Project 2 – Data & Methods

Short Description

Similar to Project 6 also Project 2 ‚Data and Methods‘ addresses the development of methods. Hereby methods for data treatment and preparation as well as techniques to improve outcome and validity of computer-simulations are focussed


Core objectives of the project can be summarised by the following research questions:

  • How to validly determine outliers in highly complex health-care data-sets?
    In case a data-base is distorted by outliers, even the most innovative statistical methods are condemned to fail. These outliers distinguish themselves by significantly unusual values and may appear due to data- and measurement-errors. Anyway they vitiate statistics and have to be removed before statistical methods are applied. As health-care data is highly complex and inhomogeneous the determination of outliers is very difficult and requires new technology and methods.

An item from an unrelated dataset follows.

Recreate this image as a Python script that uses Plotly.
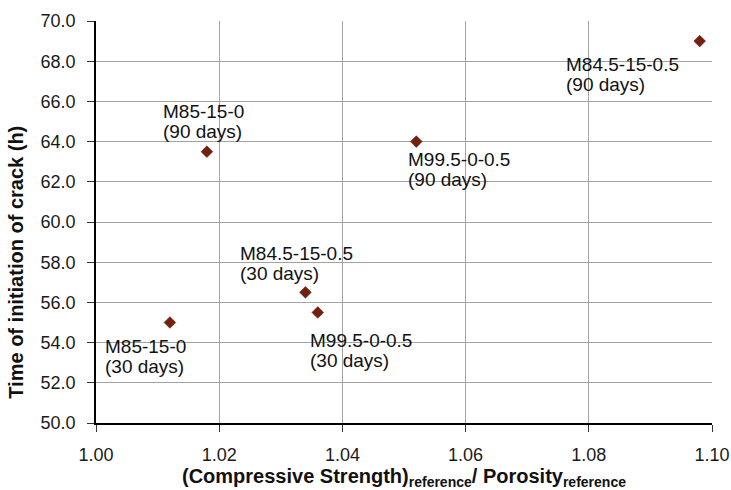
import plotly.graph_objects as go

# ---- data ----
x_ratio = [1.012, 1.018, 1.034, 1.036, 1.052, 1.098]
t_crack = [55.0, 63.5, 56.5, 55.5, 64.0, 69.0]
mix_names = ["M85-15-0", "M85-15-0", "M84.5-15-0.5", "M99.5-0-0.5", "M99.5-0-0.5", "M84.5-15-0.5"]
ages = ["(30 days)", "(90 days)", "(30 days)", "(30 days)", "(90 days)", "(90 days)"]

x_ticks = [1.00, 1.02, 1.04, 1.06, 1.08, 1.10]
y_ticks = [50.0, 52.0, 54.0, 56.0, 58.0, 60.0, 62.0, 64.0, 66.0, 68.0, 70.0]

# ---- label placement (pixel offsets from each marker: left edge, first-line middle) ----
label_dx = [-65, -44, -65, -8, -8, -134]
label_dy = [24, -40, -38.5, 28.5, 18, 23.5]   # positive = below marker
line_gap = 19.5

FONT = "Liberation Sans, Arial, sans-serif"
marker_color = "#75200f"
grid_color = "#a3a3a3"

fig = go.Figure()
fig.add_trace(go.Scatter(
    x=x_ratio, y=t_crack, mode="markers",
    marker=dict(symbol="diamond", size=9, color=marker_color,
                line=dict(width=0.5, color="#4a1408")),
    showlegend=False, hoverinfo="x+y",
))

annotations = []
for xv, yv, nm, ag, dx, dy in zip(x_ratio, t_crack, mix_names, ages, label_dx, label_dy):
    for k, txt in enumerate([nm, ag]):
        annotations.append(dict(
            x=xv, y=yv, xref="x", yref="y", text=txt, showarrow=False,
            xanchor="left", yanchor="middle",
            xshift=dx - 2, yshift=-(dy + k * line_gap),
            font=dict(family=FONT, size=19, color="#111111"),
        ))

# y-axis title (positioned as in the reference, slightly below centre)
annotations.append(dict(
    x=-0.129, y=0.40, xref="paper", yref="paper",
    text="<b>Time of initiation of crack (h)</b>", textangle=-90, showarrow=False,
    xanchor="center", yanchor="middle",
    font=dict(family=FONT, size=20, color="#111111"),
))

fig.update_layout(
    width=731, height=490,
    margin=dict(l=96, r=19, t=21, b=67, autoexpand=False),
    paper_bgcolor="white", plot_bgcolor="white",
    annotations=annotations,
    xaxis=dict(
        range=[1.00, 1.10], tickvals=x_ticks, ticktext=[f"{v:.2f}" for v in x_ticks],
        showgrid=True, gridcolor=grid_color, gridwidth=1,
        showline=True, linecolor="black", linewidth=1.5,
        ticks="outside", ticklen=7, tickcolor="#333333", tickwidth=1,
        tickfont=dict(family=FONT, size=18, color="#1a1a1a"),
        ticklabelstandoff=8, automargin=False,
        zeroline=False,
        title=dict(text="<b>(Compressive Strength)<sub>reference</sub>/ Porosity<sub>reference</sub></b>",
                   font=dict(family=FONT, size=20, color="#111111"), standoff=6),
    ),
    yaxis=dict(
        range=[50.0, 70.0], tickvals=y_ticks, ticktext=[f"{v:.1f}" for v in y_ticks],
        showgrid=True, gridcolor=grid_color, gridwidth=1,
        showline=True, linecolor="black", linewidth=1.5,
        ticks="outside", ticklen=7, tickcolor="#333333", tickwidth=1,
        tickfont=dict(family=FONT, size=18, color="#1a1a1a"),
        ticklabelstandoff=8, automargin=False,
        zeroline=False,
    ),
)

fig.write_html("out.html")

  • How can we standardise population and population data, respectively?
    This question strongly correlates with the reproducibility of data. As calculated research findings for decision support of dexhelpp must always be consistent, the calculations need to be done based on the same underlying virtual population – it needs to be standardised.

  • How can we determine, if a computer simulation model depicts the real-system?
    Regarding a Matchbox-car as a very simple model of a real car, it is very simple to determine the level of detail of the model. It is easy to find the existing (e.g. tires, windows,..) and the missing functionalities (e.g. engine,…) of the model. As a consequence its legit field of application (the area where the model behaves like the real system) can be determined easily as well. For dynamic computer simulation models for the prediction of diseases the situation is a lot more complex: Hereby, in the contrary to the car-example, the mechanics and causal relationships of the real system are not perfectly known.

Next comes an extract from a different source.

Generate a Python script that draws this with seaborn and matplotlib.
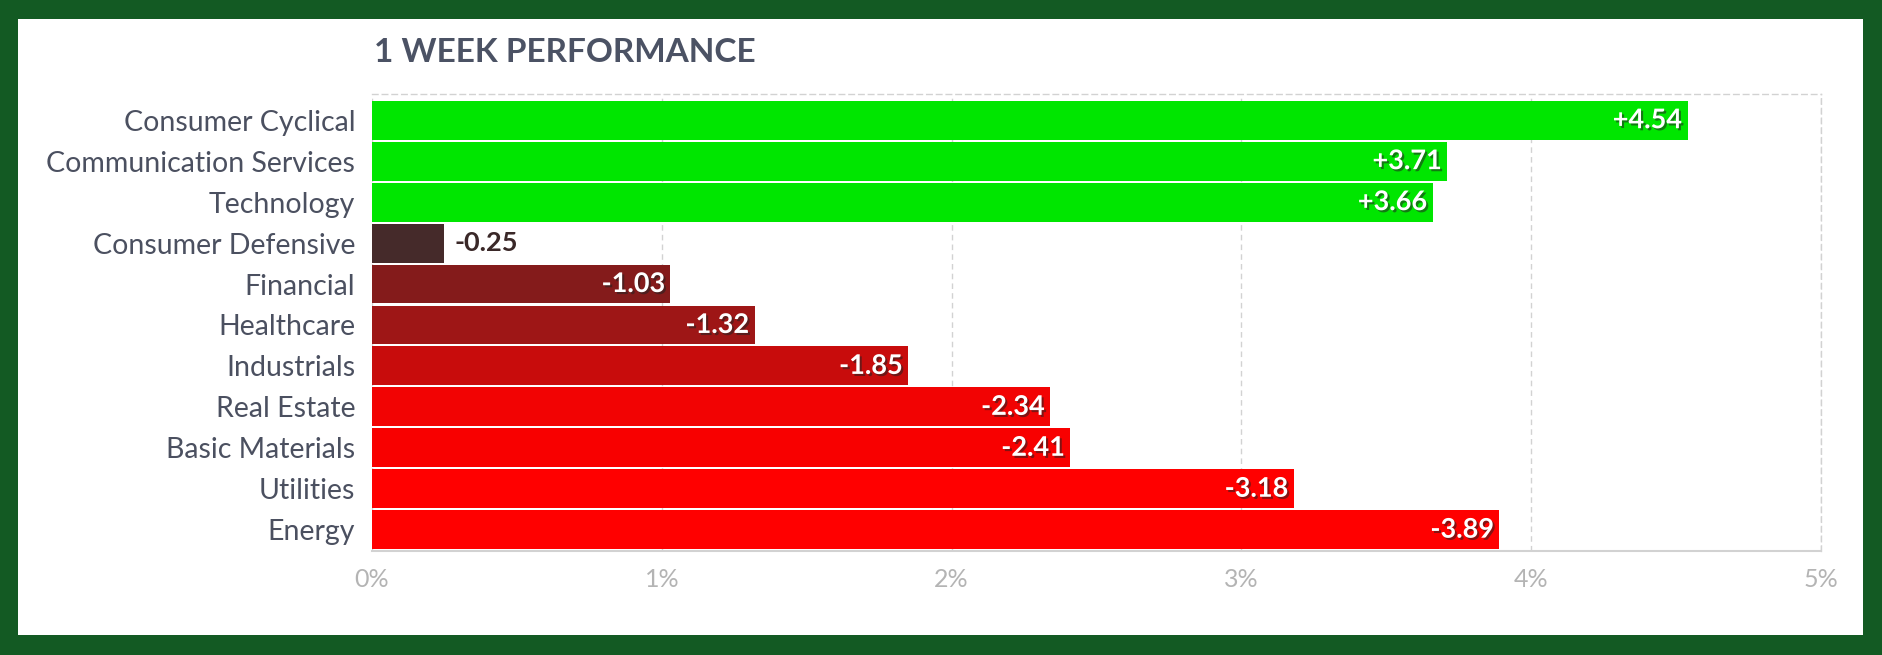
import matplotlib
matplotlib.use('Agg')
import matplotlib.pyplot as plt
import matplotlib.patheffects as pe
from matplotlib.patches import Rectangle
import numpy as np
import seaborn as sns

# ── data ──────────────────────────────────────────────────────────────
sectors = ['Consumer Cyclical', 'Communication Services', 'Technology',
           'Consumer Defensive', 'Financial', 'Healthcare', 'Industrials',
           'Real Estate', 'Basic Materials', 'Utilities', 'Energy']
changes = [4.54, 3.71, 3.66, -0.25, -1.03, -1.32, -1.85, -2.34, -2.41, -3.18, -3.89]
bar_colors = ['#00e600', '#00e600', '#00e600', '#452a2a', '#841b1b', '#9e1616',
              '#c80c0c', '#f20303', '#f80000', '#ff0000', '#ff0000']
x_ticks = [0, 1, 2, 3, 4, 5]
x_tick_labels = ['0%', '1%', '2%', '3%', '4%', '5%']
title = '1 WEEK PERFORMANCE'

sns.set_style('white')
plt.rcParams['font.family'] = ['Lato', 'DejaVu Sans']

fig = plt.figure(figsize=(18.82, 6.55), dpi=100)
fig.patch.set_facecolor('#135a23')
# white card inside the green frame
fig.add_artist(Rectangle((18 / 1882, 20 / 655), (1863 - 18) / 1882, (636 - 20) / 655,
                         transform=fig.transFigure, facecolor='white',
                         edgecolor='none', zorder=0))

ax = fig.add_axes([372 / 1882, 1 - 551 / 655, (1821 - 372) / 1882, (551 - 94) / 655])
ax.set_facecolor('white')

sizes = np.abs(changes)
sns.barplot(x=sizes, y=sectors, hue=sectors, palette=bar_colors, legend=False,
            orient='h', width=0.95, linewidth=0, saturation=1, ax=ax, zorder=3)

ax.set_xlim(0, 5)
ax.set_ylim(10.52, -0.64)
ax.set_xticks(x_ticks)
ax.set_xticklabels(x_tick_labels)
ax.set_xlabel('')
ax.set_ylabel('')
ax.tick_params(axis='x', colors='#b4b4b4', labelsize=18, length=0, pad=12)
ax.tick_params(axis='y', colors='#4b5060', labelsize=20.5, length=0, pad=12)
for lbl in ax.get_yticklabels():
    lbl.set_verticalalignment('center_baseline')

ax.grid(axis='x', color='#d2d2d2', linestyle=(0, (4, 3)), linewidth=1, zorder=0)
for side in ['top', 'right']:
    ax.spines[side].set_visible(True)
    ax.spines[side].set_color('#d2d2d2')
    ax.spines[side].set_linestyle((0, (4, 3)))
    ax.spines[side].set_linewidth(1)
ax.spines['bottom'].set_color('#d2d2d2')
ax.spines['bottom'].set_linestyle((0, (1, 1)))
ax.spines['bottom'].set_linewidth(1.5)
ax.spines['left'].set_visible(False)

shadow = [pe.SimplePatchShadow(offset=(1.5, -1.5), shadow_rgbFace='#222222', alpha=0.55),
          pe.Normal()]
for i, (val, size) in enumerate(zip(changes, sizes)):
    label = f'{val:+.2f}'
    if size < 0.5:
        ax.annotate(label, (size, i), xytext=(7, 0), textcoords='offset points',
                    ha='left', va='center', fontsize=19.5, fontweight='bold',
                    color='#3a2828', zorder=5)
    else:
        ax.annotate(label, (size, i), xytext=(-4, 0), textcoords='offset points',
                    ha='right', va='center', fontsize=19.5, fontweight='bold',
                    color='white', path_effects=shadow, zorder=5)

fig.text(374 / 1882, 1 - 52 / 655, title, fontsize=24, fontweight='bold',
         color='#4b5264', ha='left', va='center')

fig.savefig('out.png', dpi=100, facecolor=fig.get_facecolor())
plt.close(fig)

  • How can we determine simulation-parameters if they are not directly measurable in the real-system?
    Imagine a model of an epidemic spread similar to the water-wave doubtless the speed of the wave is a very important parameter. In order to simulate the model the value of this parameter for a specific disease has to be determined, but unfortunately it can not be measured directly in the real system. Yet, other elements of the system like the length of the wave of disease can be measured. Based on these measurements the unknown parameter can be estimated somehow – by so called calibration.


To treat statistical research questions simulation-based methods like bootstrapping and certain sampling algorithms are applied on the health care datasets gained from Project 1. To deal with the simulation related problems, several methods like Virtual Overlay Multi-Agent System (VOMAS) as well as Genetic- und Great Deluge-algorithms are tested.

Expected Results

Scientific publications, bachelor, diploma and PhD theses are expected key-results of the project. The established methods should contribute to data preparation and data analysis of routine health-care data and increase the quality of simulations. Finally they should lead to more reproducible and stakeholder-oriented decision support.